“Private” life

By: Grant Goetcheus
Twitter: @goetcheusg
Email: goetcheusg@Findlay.edu

As the constitution was written over two centuries ago, society has changed since that time period. The forms of communication were slower. Things were mostly hand written and spread through word of mouth.
Although the word press was coming into society, it was not fully integrated into mass communication. With the creation of the internet, communication has become easier. The time it takes to type a tweet is shorter than it would be to write a letter.
These advancements have not come without cost, however. Society has become connected at every facet of life. The idea of privacy and a safe space it is becoming more challenged every day.
Privacy was never mentioned in the constitution and was never talked about in the legal system in America until the 1960’s. Griswold v. Conn. (381 U.S. 479) set the precedent that stated citizens have privacy in their homes and the things that they do in their homes. Another defining case relating to this was Kats v. US (389 U.S. 347), further clarifying that citizens have privacy in all areas outside the home that have a reasonable expectation of privacy.
With social media climbing into society, privacy has become difficult. Every selfie and every post shrinks that area of reasonable privacy. While this may not impact one’s personal life, it could be detrimental to a professional one.

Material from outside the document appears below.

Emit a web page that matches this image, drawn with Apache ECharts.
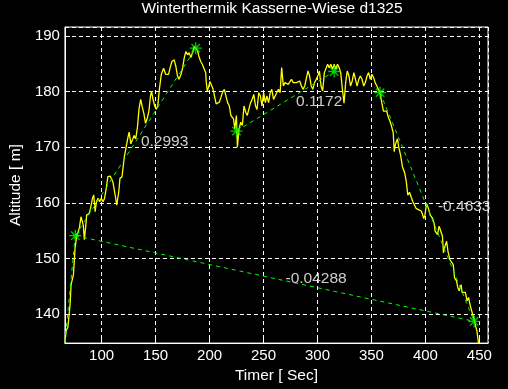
<!DOCTYPE html>
<html><head><meta charset="utf-8">
<script src="https://cdn.jsdelivr.net/npm/echarts@6/dist/echarts.min.js"></script>
<style>html,body{margin:0;padding:0;background:#000}#c{width:508px;height:389px}</style>
</head><body><div id="c"></div>
<script>
const chartTitle = 'Winterthermik Kasserne-Wiese d1325';
const xAxisName = 'Timer [ Sec]';
const yAxisName = 'Altitude [ m]';
const xRange = [66, 458];
const yRange = [134.8, 191.6];

const timeSec = [
  66.0, 67.2, 68.7, 69.6, 70.8, 71.7, 73.9, 75.4, 76.9, 79.4,
  80.9, 83.0, 84.0, 85.4, 86.1, 88.5, 89.7, 91.5, 92.7, 94.0,
  95.2, 96.7, 98.2, 99.7, 101.3, 102.7, 104.3, 105.8, 107.9, 110.4,
  112.8, 114.0, 115.9, 117.0, 118.9, 120.1, 121.0, 124.1, 125.5, 127.1,
  128.9, 130.1, 131.6, 133.2, 134.6, 136.2, 137.7, 139.2, 140.7, 142.3,
  143.8, 145.3, 146.2, 147.4, 149.2, 150.5, 152.0, 153.5, 155.3, 157.4,
  159.3, 160.5, 162.0, 163.5, 165.1, 167.2, 168.7, 170.2, 171.7, 173.6,
  175.1, 176.6, 178.1, 179.7, 181.1, 182.7, 184.2, 185.7, 187.2, 188.8,
  190.0, 191.8, 193.3, 194.8, 196.4, 197.0, 197.9, 199.1, 200.3, 201.6,
  203.0, 204.6, 206.1, 207.6, 209.1, 210.7, 212.1, 213.7, 215.2, 216.7,
  218.2, 219.8, 221.2, 222.2, 223.4, 224.9, 225.8, 227.3, 228.9, 230.4,
  231.9, 233.5, 234.9, 236.5, 238.0, 239.5, 241.0, 242.6, 244.0, 245.6,
  247.1, 248.6, 250.1, 251.7, 253.1, 254.7, 256.2, 257.7, 259.3, 260.8,
  262.3, 263.8, 265.4, 266.8, 268.4, 269.9, 271.4, 272.9, 274.5, 275.9,
  277.5, 279.0, 280.5, 282.0, 283.6, 285.1, 286.6, 288.2, 289.6, 291.2,
  292.7, 294.2, 295.7, 297.3, 298.7, 300.3, 301.8, 303.3, 304.8, 306.4,
  309.4, 310.9, 312.4, 314.0, 315.5, 317.0, 318.5, 320.1, 321.5, 323.1,
  324.6, 326.1, 327.6, 329.2, 330.6, 332.2, 333.7, 335.2, 336.7, 338.3,
  339.7, 341.3, 342.8, 344.3, 345.9, 347.4, 348.9, 350.4, 352.0, 353.4,
  355.0, 356.5, 358.0, 359.5, 361.1, 362.5, 364.1, 365.6, 367.1, 368.6,
  370.2, 371.1, 372.3, 374.1, 375.3, 377.1, 378.7, 380.8, 382.3, 383.7,
  385.3, 386.9, 388.4, 389.9, 391.4, 393.0, 394.4, 396.3, 398.5, 399.6,
  401.0, 402.8, 404.5, 406.7, 408.1, 409.0, 411.2, 412.7, 414.2, 415.8,
  416.7, 418.1, 419.7, 420.9, 422.7, 424.0, 425.8, 427.0, 428.8, 430.0,
  431.3, 433.1, 434.0, 435.5, 437.0, 438.6, 440.0, 441.6, 443.1, 444.6,
  446.1, 447.7, 449.2
];
const altitudeM = [
  134.9, 137.1, 137.6, 139.4, 141.8, 145.3, 147.1, 151.9, 154.0, 155.5,
  157.5, 156.0, 153.4, 156.0, 157.8, 158.1, 159.0, 160.8, 161.4, 158.4,
  160.2, 160.8, 160.2, 160.8, 160.2, 160.8, 162.6, 164.7, 164.8, 163.8,
  161.1, 159.6, 162.0, 164.4, 164.7, 166.7, 168.2, 171.5, 172.7, 170.6,
  170.3, 172.1, 171.5, 173.6, 176.8, 178.6, 177.2, 176.0, 174.3, 175.2,
  176.5, 179.2, 180.1, 178.8, 177.4, 176.8, 177.4, 180.4, 183.1, 184.2,
  183.1, 183.4, 183.1, 184.3, 185.4, 185.7, 184.6, 182.9, 182.2, 183.1,
  184.3, 186.1, 187.2, 186.6, 187.0, 186.1, 187.0, 188.1, 188.4, 187.4,
  186.4, 185.4, 184.9, 184.6, 183.4, 181.6, 180.1, 180.8, 181.8, 181.7,
  180.6, 179.2, 177.8, 177.5, 178.1, 178.1, 179.9, 180.4, 180.1, 178.0,
  177.5, 175.7, 176.0, 175.1, 173.3, 175.7, 170.0, 173.3, 174.5, 173.9,
  177.4, 176.3, 175.7, 176.9, 178.0, 178.6, 179.5, 177.4, 176.8, 179.8,
  179.2, 177.4, 179.8, 178.0, 179.2, 178.0, 179.8, 180.4, 178.6, 179.2,
  179.8, 180.4, 179.8, 184.3, 181.0, 181.6, 181.9, 181.3, 181.6, 182.2,
  181.6, 181.9, 181.6, 181.9, 181.9, 181.0, 180.4, 181.0, 181.0, 183.7,
  182.8, 181.0, 180.4, 181.6, 181.6, 182.8, 183.7, 181.0, 180.1, 183.4,
  184.9, 184.3, 184.9, 184.0, 184.9, 184.0, 184.9, 184.3, 183.4, 180.4,
  177.9, 181.6, 183.7, 182.8, 181.0, 181.9, 183.4, 182.2, 181.0, 182.2,
  182.8, 182.2, 181.0, 181.6, 182.8, 183.4, 182.2, 183.1, 182.5, 181.6,
  181.0, 180.7, 179.8, 178.1, 176.5, 176.7, 176.5, 175.4, 174.7, 173.8,
  172.6, 169.2, 170.6, 171.5, 170.0, 168.5, 166.5, 165.4, 163.8, 161.4,
  161.9, 161.0, 160.2, 160.3, 159.0, 159.0, 158.7, 158.5, 157.2, 157.8,
  159.9, 159.0, 157.8, 157.2, 156.3, 154.9, 154.3, 155.8, 155.5, 154.0,
  151.0, 152.2, 153.1, 151.3, 149.8, 150.1, 148.9, 146.5, 146.0, 144.8,
  144.2, 145.3, 143.9, 143.6, 143.9, 142.4, 143.0, 141.5, 141.2, 139.4,
  138.2, 137.0, 134.8
];

// fit points (start of record + marked points)
const fitTime = [66.0, 75.6, 187.2, 224.9, 315.5, 358.0, 445.2];
const fitAlt  = [134.9, 154.1, 187.8, 172.9, 183.6, 179.8, 138.7];
const starIdx = [1, 2, 3, 4, 5, 6];
// fitted segments between points, with their slope labels
const segFrom  = [0, 1, 3, 5, 1];
const segTo    = [1, 2, 4, 6, 6];
const segLabel = ['', '0.2993', '0.1172', '-0.4633', '-0.04288'];
const labelShiftSec = [0, 5, 10, 10, 10];

const FONT = '"Liberation Sans", Arial, sans-serif';
const chart = echarts.init(document.getElementById('c'), null, {renderer: 'canvas'});

const series = [];
series.push({
  type: 'line', data: timeSec.map((t, i) => [t, altitudeM[i]]),
  showSymbol: false, symbol: 'none', silent: true,
  lineStyle: {color: '#ffff00', width: 1.3}, z: 2
});
segFrom.forEach((a, k) => {
  const b = segTo[k];
  series.push({
    type: 'line', data: [[fitTime[a], fitAlt[a]], [fitTime[b], fitAlt[b]]],
    symbol: 'none', silent: true,
    lineStyle: {color: '#00ff00', width: 1, type: [4, 4]}, z: 3
  });
});
series.push({
  type: 'scatter', data: starIdx.map(i => [fitTime[i], fitAlt[i]]),
  symbol: 'path://M5,0L5,10M0,5L10,5M1.5,1.5L8.5,8.5M8.5,1.5L1.5,8.5',
  symbolSize: 12, silent: true,
  itemStyle: {color: 'rgba(0,0,0,0)', borderColor: '#00ff00', borderWidth: 1.3}, z: 4
});
series.push({
  type: 'scatter', symbolSize: 0, silent: true, z: 5,
  data: segFrom.map((a, k) => {
    const b = segTo[k];
    return {value: [(fitTime[a] + fitTime[b]) / 2 + labelShiftSec[k], (fitAlt[a] + fitAlt[b]) / 2], name: segLabel[k]};
  }).filter(d => d.name !== ''),
  label: {show: true, position: 'right', distance: 0, formatter: p => p.name,
    color: '#ffffff', fontSize: 15.5, fontFamily: FONT}
});

const axisCommon = {
  axisLine: {show: true, lineStyle: {color: '#ffffff', width: 1}},
  axisTick: {show: true, inside: true, length: 5, lineStyle: {color: '#ffffff'}},
  splitLine: {show: true, lineStyle: {color: '#ffffff', width: 1, type: [4, 3]}},
  nameTextStyle: {color: '#ffffff', fontSize: 15.5, fontFamily: FONT}
};

chart.setOption({
  backgroundColor: '#000000',
  animation: false,
  title: {text: chartTitle, left: 272, top: 1, padding: 0, textAlign: 'center',
    textStyle: {color: '#ffffff', fontSize: 15.5, fontWeight: 'normal', fontFamily: FONT}},
  grid: {left: 58, right: 20, top: 27, bottom: 43, show: true, borderColor: '#ffffff', borderWidth: 1, backgroundColor: '#000000'},
  xAxis: Object.assign({}, axisCommon, {
    type: 'value', min: xRange[0], max: xRange[1], splitNumber: 8,
    name: xAxisName, nameLocation: 'middle', nameGap: 23,
    axisLabel: {color: '#ffffff', fontSize: 15, fontFamily: FONT, margin: 5, showMinLabel: false, showMaxLabel: false}
  }),
  yAxis: Object.assign({}, axisCommon, {
    type: 'value', min: yRange[0], max: yRange[1], splitNumber: 5,
    name: yAxisName, nameLocation: 'middle', nameGap: 35,
    axisLabel: {color: '#ffffff', fontSize: 15, fontFamily: FONT, margin: 5, showMinLabel: false, showMaxLabel: false}
  }),
  series: series
});
</script></body></html>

According to the National Conferences of State Legislatures, “Some employers, however, say that access to personal social media accounts of employees is needed to protect the employer’s proprietary information or trade secrets, to comply with certain federal financial regulations or to prevent the employer from being exposed to legal liabilities.” Employers are not really concerned about selfies, but are worried about the company documents and ideas that are in the background of that picture.
The states have already begun creating legislature to protect employee’s passwords for personal internet accounts. So far 26 states have passed laws pertaining to employers and 13 have passed laws pertaining to educational institutions therefore making it important to understand states laws at work and home.
In regards to social media and future employment, University of Findlay Professor of Mass Media and the Law Dr. Diana Montague says reading the code of ethics is important.
“Look at your company’s codes of ethics and the employee handbook for rules on social media activities. Social media is under the protection of the 1st Amendment and free speech,” said Montague. “However, that protects against the government and not an employer. They can legally fire you if they show that you violated their rules that were signed when you started.”
There is no telling how social media will change and how future laws could change the way it’s used. Until then, it is important to reflect on posts and what can become of them after hitting send.